Soda excels at data profiling, real-time monitoring, and cloud-native integration. It's a robust solution for organizations with large datasets and a preference for a centralized management platform. Great Expectations, on the other hand, offers flexibility, customization, and comprehensive data documentation. It is ideal for teams requiring granular control over data quality expectations and integration with data pipelines.
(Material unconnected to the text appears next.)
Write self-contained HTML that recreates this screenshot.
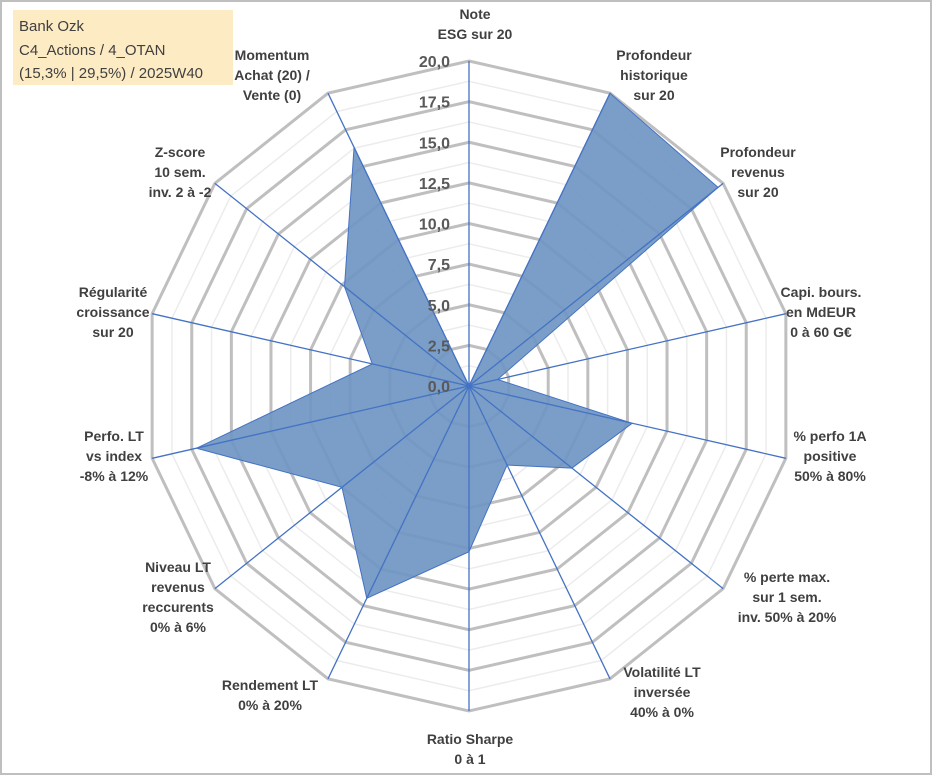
<!DOCTYPE html>
<html><head><meta charset="utf-8"><style>
body{margin:0;background:#fff;}
#wrap{position:relative;width:933px;height:776px;overflow:hidden;font-family:"Liberation Sans",sans-serif;}
svg text{font-family:"Liberation Sans",sans-serif;}
</style></head><body>
<div id="wrap">
<svg id="chart" width="933" height="776">
<rect x="1" y="1" width="930" height="773" fill="#fff" stroke="#bfbfbf" stroke-width="2"/>
<g id="grid"></g>
<g id="series"></g>
<g id="axes"></g>
<g id="ticks"></g>
<g id="labels"></g>
<rect x="13" y="10" width="220" height="75" fill="#fdebc4"/>
<text x="19" y="31" font-size="15" fill="#404040">Bank Ozk</text>
<text x="19" y="55" font-size="15" fill="#404040">C4_Actions / 4_OTAN</text>
<text x="19" y="78" font-size="15" fill="#404040">(15,3% | 29,5%) / 2025W40</text>
</svg>
</div>
<script>
const categories=[["Note","ESG sur 20"],["Profondeur","historique","sur 20"],["Profondeur","revenus","sur 20"],["Capi. bours.","en MdEUR","0 à 60 G€"],["% perfo 1A","positive","50% à 80%"],["% perte max.","sur 1 sem.","inv. 50% à 20%"],["Volatilité LT","inversée","40% à 0%"],["Ratio Sharpe","0 à 1"],["Rendement LT","0% à 20%"],["Niveau LT","revenus","reccurents","0% à 6%"],["Perfo. LT","vs index","-8% à 12%"],["Régularité","croissance","sur 20"],["Z-score","10 sem.","inv. 2 à -2"],["Momentum","Achat (20) /","Vente (0)"]];
const values=[0,20,19.6,1.8,10.3,8.1,5.4,10.2,14.5,10,17.2,6.1,9.8,16.3];
const tickLabels=["0,0","2,5","5,0","7,5","10,0","12,5","15,0","17,5","20,0"];
const maxVal=20;
const labelPos=[[475,19],[654,60],[758,157],[821,297],[830,441],[787,582],[662,677],[470,744],[270,690],[178,572],[114,441],[113,297],[180,157],[272,60]];
const cx=469,cy=386,R=325,N=categories.length,NS="http://www.w3.org/2000/svg";
function ang(i){return i*2*Math.PI/N;}
function pt(i,v){const r=v/maxVal*R;return [cx+r*Math.sin(ang(i)),cy-r*Math.cos(ang(i))];}
function mk(tag,attrs,parent){const e=document.createElementNS(NS,tag);for(const k in attrs)e.setAttribute(k,attrs[k]);parent.appendChild(e);return e;}
const grid=document.getElementById('grid');
for(let s=1;s<=16;s++){const v=s*1.25;const p=[];for(let i=0;i<N;i++)p.push(pt(i,v).join(','));
 const e=mk('polygon',{points:p.join(' '),fill:'none',stroke:s%2==0?'#bfbfbf':'#ececec','stroke-width':s%2==0?3:1.5},grid);
 
 }
const series=document.getElementById('series');
const poly=mk('polygon',{points:values.map((v,i)=>pt(i,v).join(',')).join(' '),fill:'#6f96c2','fill-opacity':'0.92',stroke:'#4472c4','stroke-width':1},series);


const axes=document.getElementById('axes'),labels=document.getElementById('labels');
for(let i=0;i<N;i++){const [x,y]=pt(i,maxVal);
 const l=mk('line',{x1:cx,y1:cy,x2:x,y2:y,stroke:'#4472c4','stroke-width':1.3},axes);
 
 
 const lines=categories[i];const [lx,ly]=labelPos[i];
 const t=mk('text',{x:lx,'text-anchor':'middle','font-size':14,'font-weight':'bold',fill:'#404040'},labels);
 
 
 lines.forEach((s,j)=>{const ts=mk('tspan',{x:lx,y:ly+j*20},t);ts.textContent=s;});}
const ticks=document.getElementById('ticks');
tickLabels.forEach((s,k)=>{const v=k*2.5;const y=cy-v/maxVal*R;
 const t=mk('text',{x:cx-19,y:y+6,'text-anchor':'end','font-size':16,'font-weight':'bold',fill:'#595959'},ticks);
 
 
 t.textContent=s;});
</script>
</body></html>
Ultimately, the best choice depends on your organization's priorities, technical expertise, and data infrastructure. Consider the following factors when making your decision:
-
Data volume and complexity:
For large datasets, Soda's profiling capabilities might be more advantageous. -
Customization requirements:
If you need highly specific data quality expectations, Great Expectations' flexibility is crucial. -
Data infrastructure:
Cloud-based organizations may prefer Soda's cloud-native platform, while on-premise infrastructure might necessitate Great Expectations. -
Technical expertise:
Soda's user-friendly interface might be easier for less technical teams, while Great Expectations requires some Python programming knowledge.
By carefully considering these factors and exploring the features and capabilities of each framework, you can select the right tool to bolster your data integrity efforts and achieve reliable, high-quality data for better decision-making.